● **Set task**
Copy out the whole listing exactly as written, leaving the pictures behind.
──────── Data excerpt
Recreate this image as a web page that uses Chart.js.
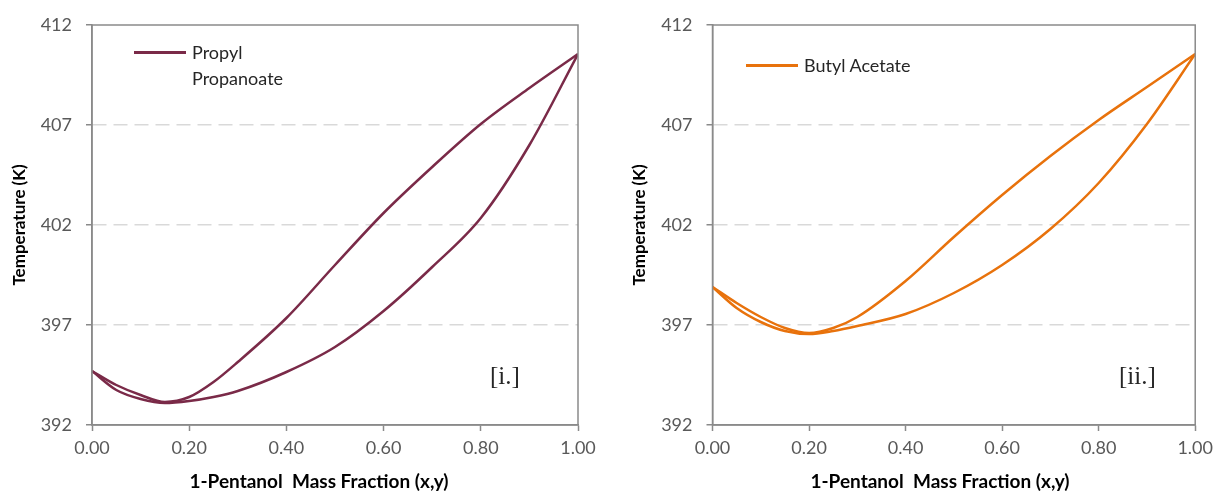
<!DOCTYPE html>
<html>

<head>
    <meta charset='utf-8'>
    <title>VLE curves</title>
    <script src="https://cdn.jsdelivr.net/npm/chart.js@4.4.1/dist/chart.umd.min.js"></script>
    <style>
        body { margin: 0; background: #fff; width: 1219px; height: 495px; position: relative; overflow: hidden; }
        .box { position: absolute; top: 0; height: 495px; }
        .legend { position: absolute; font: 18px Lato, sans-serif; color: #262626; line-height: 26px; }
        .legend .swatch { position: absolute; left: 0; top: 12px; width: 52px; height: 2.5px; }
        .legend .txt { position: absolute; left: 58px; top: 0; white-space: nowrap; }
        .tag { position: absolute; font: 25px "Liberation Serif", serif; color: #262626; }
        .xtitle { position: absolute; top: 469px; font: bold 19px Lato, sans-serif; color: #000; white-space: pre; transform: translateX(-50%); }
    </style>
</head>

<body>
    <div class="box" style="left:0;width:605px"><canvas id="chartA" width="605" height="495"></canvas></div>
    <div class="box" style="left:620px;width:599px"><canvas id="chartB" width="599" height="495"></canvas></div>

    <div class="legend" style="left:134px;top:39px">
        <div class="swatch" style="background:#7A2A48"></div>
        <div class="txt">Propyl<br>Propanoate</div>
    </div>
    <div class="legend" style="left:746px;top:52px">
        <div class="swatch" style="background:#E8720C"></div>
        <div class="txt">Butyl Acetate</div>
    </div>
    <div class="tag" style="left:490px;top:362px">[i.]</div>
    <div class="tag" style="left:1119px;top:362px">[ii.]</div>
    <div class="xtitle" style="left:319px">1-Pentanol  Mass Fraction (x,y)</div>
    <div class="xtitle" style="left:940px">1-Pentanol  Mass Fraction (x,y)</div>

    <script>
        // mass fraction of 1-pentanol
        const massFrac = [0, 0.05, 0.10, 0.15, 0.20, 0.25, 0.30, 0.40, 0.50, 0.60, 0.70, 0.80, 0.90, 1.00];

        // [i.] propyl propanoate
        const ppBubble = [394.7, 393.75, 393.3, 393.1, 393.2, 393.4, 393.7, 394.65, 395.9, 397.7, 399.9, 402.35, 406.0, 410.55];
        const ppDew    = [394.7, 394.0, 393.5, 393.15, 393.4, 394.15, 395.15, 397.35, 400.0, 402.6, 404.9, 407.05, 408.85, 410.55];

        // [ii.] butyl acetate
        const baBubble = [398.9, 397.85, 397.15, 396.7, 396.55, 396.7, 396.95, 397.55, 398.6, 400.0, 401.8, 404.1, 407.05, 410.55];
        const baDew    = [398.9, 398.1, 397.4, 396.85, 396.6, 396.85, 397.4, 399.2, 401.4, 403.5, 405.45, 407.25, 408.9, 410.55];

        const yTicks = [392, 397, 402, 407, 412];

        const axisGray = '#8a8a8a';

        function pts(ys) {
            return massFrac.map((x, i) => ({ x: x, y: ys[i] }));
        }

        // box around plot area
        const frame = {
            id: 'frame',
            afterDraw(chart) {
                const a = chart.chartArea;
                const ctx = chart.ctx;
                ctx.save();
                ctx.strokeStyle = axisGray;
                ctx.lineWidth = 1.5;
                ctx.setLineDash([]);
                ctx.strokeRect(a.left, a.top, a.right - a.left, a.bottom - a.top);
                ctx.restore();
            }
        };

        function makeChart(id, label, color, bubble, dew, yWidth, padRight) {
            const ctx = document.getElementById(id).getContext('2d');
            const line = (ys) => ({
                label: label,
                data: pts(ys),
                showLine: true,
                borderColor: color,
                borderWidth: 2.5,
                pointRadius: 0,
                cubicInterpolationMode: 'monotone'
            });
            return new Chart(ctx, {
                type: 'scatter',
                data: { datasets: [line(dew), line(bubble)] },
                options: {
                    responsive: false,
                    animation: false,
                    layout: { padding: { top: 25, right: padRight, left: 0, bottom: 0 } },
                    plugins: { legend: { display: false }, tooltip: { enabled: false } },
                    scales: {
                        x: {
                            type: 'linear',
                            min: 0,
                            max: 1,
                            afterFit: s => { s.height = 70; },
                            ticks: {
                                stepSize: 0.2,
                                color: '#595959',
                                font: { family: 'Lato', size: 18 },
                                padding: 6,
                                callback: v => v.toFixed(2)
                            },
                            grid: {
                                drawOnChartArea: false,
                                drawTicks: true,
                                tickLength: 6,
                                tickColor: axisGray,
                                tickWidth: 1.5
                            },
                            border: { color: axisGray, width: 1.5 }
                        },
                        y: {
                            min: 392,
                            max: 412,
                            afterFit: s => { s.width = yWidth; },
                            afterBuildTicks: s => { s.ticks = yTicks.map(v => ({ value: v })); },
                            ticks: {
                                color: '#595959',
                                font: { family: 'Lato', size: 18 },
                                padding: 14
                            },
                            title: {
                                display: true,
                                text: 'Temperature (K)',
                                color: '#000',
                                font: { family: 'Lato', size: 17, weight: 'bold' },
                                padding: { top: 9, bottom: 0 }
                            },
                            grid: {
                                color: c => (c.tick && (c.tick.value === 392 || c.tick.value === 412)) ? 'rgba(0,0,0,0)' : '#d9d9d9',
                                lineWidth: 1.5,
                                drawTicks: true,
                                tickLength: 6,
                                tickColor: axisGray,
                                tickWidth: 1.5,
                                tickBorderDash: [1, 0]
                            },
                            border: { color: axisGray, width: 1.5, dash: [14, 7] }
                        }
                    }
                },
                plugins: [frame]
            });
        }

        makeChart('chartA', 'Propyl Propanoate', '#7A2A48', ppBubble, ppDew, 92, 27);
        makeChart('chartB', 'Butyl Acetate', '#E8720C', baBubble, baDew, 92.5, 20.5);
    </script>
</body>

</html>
────────────────
● **Correct answer**
Recreate this image as a web page that uses Chart.js.
<!DOCTYPE html>
<html>

<head>
    <meta charset='utf-8'>
    <title>VLE curves</title>
    <script src="https://cdn.jsdelivr.net/npm/chart.js@4.4.1/dist/chart.umd.min.js"></script>
    <style>
        body { margin: 0; background: #fff; width: 1219px; height: 495px; position: relative; overflow: hidden; }
        .box { position: absolute; top: 0; height: 495px; }
        .legend { position: absolute; font: 18px Lato, sans-serif; color: #262626; line-height: 26px; }
        .legend .swatch { position: absolute; left: 0; top: 12px; width: 52px; height: 2.5px; }
        .legend .txt { position: absolute; left: 58px; top: 0; white-space: nowrap; }
        .tag { position: absolute; font: 25px "Liberation Serif", serif; color: #262626; }
        .xtitle { position: absolute; top: 469px; font: bold 19px Lato, sans-serif; color: #000; white-space: pre; transform: translateX(-50%); }
    </style>
</head>

<body>
    <div class="box" style="left:0;width:605px"><canvas id="chartA" width="605" height="495"></canvas></div>
    <div class="box" style="left:620px;width:599px"><canvas id="chartB" width="599" height="495"></canvas></div>

    <div class="legend" style="left:134px;top:39px">
        <div class="swatch" style="background:#7A2A48"></div>
        <div class="txt">Propyl<br>Propanoate</div>
    </div>
    <div class="legend" style="left:746px;top:52px">
        <div class="swatch" style="background:#E8720C"></div>
        <div class="txt">Butyl Acetate</div>
    </div>
    <div class="tag" style="left:490px;top:362px">[i.]</div>
    <div class="tag" style="left:1119px;top:362px">[ii.]</div>
    <div class="xtitle" style="left:319px">1-Pentanol  Mass Fraction (x,y)</div>
    <div class="xtitle" style="left:940px">1-Pentanol  Mass Fraction (x,y)</div>

    <script>
        // mass fraction of 1-pentanol
        const massFrac = [0, 0.05, 0.10, 0.15, 0.20, 0.25, 0.30, 0.40, 0.50, 0.60, 0.70, 0.80, 0.90, 1.00];

        // [i.] propyl propanoate
        const ppBubble = [394.7, 393.75, 393.3, 393.1, 393.2, 393.4, 393.7, 394.65, 395.9, 397.7, 399.9, 402.35, 406.0, 410.55];
        const ppDew    = [394.7, 394.0, 393.5, 393.15, 393.4, 394.15, 395.15, 397.35, 400.0, 402.6, 404.9, 407.05, 408.85, 410.55];

        // [ii.] butyl acetate
        const baBubble = [398.9, 397.85, 397.15, 396.7, 396.55, 396.7, 396.95, 397.55, 398.6, 400.0, 401.8, 404.1, 407.05, 410.55];
        const baDew    = [398.9, 398.1, 397.4, 396.85, 396.6, 396.85, 397.4, 399.2, 401.4, 403.5, 405.45, 407.25, 408.9, 410.55];

        const yTicks = [392, 397, 402, 407, 412];

        const axisGray = '#8a8a8a';

        function pts(ys) {
            return massFrac.map((x, i) => ({ x: x, y: ys[i] }));
        }

        // box around plot area
        const frame = {
            id: 'frame',
            afterDraw(chart) {
                const a = chart.chartArea;
                const ctx = chart.ctx;
                ctx.save();
                ctx.strokeStyle = axisGray;
                ctx.lineWidth = 1.5;
                ctx.setLineDash([]);
                ctx.strokeRect(a.left, a.top, a.right - a.left, a.bottom - a.top);
                ctx.restore();
            }
        };

        function makeChart(id, label, color, bubble, dew, yWidth, padRight) {
            const ctx = document.getElementById(id).getContext('2d');
            const line = (ys) => ({
                label: label,
                data: pts(ys),
                showLine: true,
                borderColor: color,
                borderWidth: 2.5,
                pointRadius: 0,
                cubicInterpolationMode: 'monotone'
            });
            return new Chart(ctx, {
                type: 'scatter',
                data: { datasets: [line(dew), line(bubble)] },
                options: {
                    responsive: false,
                    animation: false,
                    layout: { padding: { top: 25, right: padRight, left: 0, bottom: 0 } },
                    plugins: { legend: { display: false }, tooltip: { enabled: false } },
                    scales: {
                        x: {
                            type: 'linear',
                            min: 0,
                            max: 1,
                            afterFit: s => { s.height = 70; },
                            ticks: {
                                stepSize: 0.2,
                                color: '#595959',
                                font: { family: 'Lato', size: 18 },
                                padding: 6,
                                callback: v => v.toFixed(2)
                            },
                            grid: {
                                drawOnChartArea: false,
                                drawTicks: true,
                                tickLength: 6,
                                tickColor: axisGray,
                                tickWidth: 1.5
                            },
                            border: { color: axisGray, width: 1.5 }
                        },
                        y: {
                            min: 392,
                            max: 412,
                            afterFit: s => { s.width = yWidth; },
                            afterBuildTicks: s => { s.ticks = yTicks.map(v => ({ value: v })); },
                            ticks: {
                                color: '#595959',
                                font: { family: 'Lato', size: 18 },
                                padding: 14
                            },
                            title: {
                                display: true,
                                text: 'Temperature (K)',
                                color: '#000',
                                font: { family: 'Lato', size: 17, weight: 'bold' },
                                padding: { top: 9, bottom: 0 }
                            },
                            grid: {
                                color: c => (c.tick && (c.tick.value === 392 || c.tick.value === 412)) ? 'rgba(0,0,0,0)' : '#d9d9d9',
                                lineWidth: 1.5,
                                drawTicks: true,
                                tickLength: 6,
                                tickColor: axisGray,
                                tickWidth: 1.5,
                                tickBorderDash: [1, 0]
                            },
                            border: { color: axisGray, width: 1.5, dash: [14, 7] }
                        }
                    }
                },
                plugins: [frame]
            });
        }

        makeChart('chartA', 'Propyl Propanoate', '#7A2A48', ppBubble, ppDew, 92, 27);
        makeChart('chartB', 'Butyl Acetate', '#E8720C', baBubble, baDew, 92.5, 20.5);
    </script>
</body>

</html>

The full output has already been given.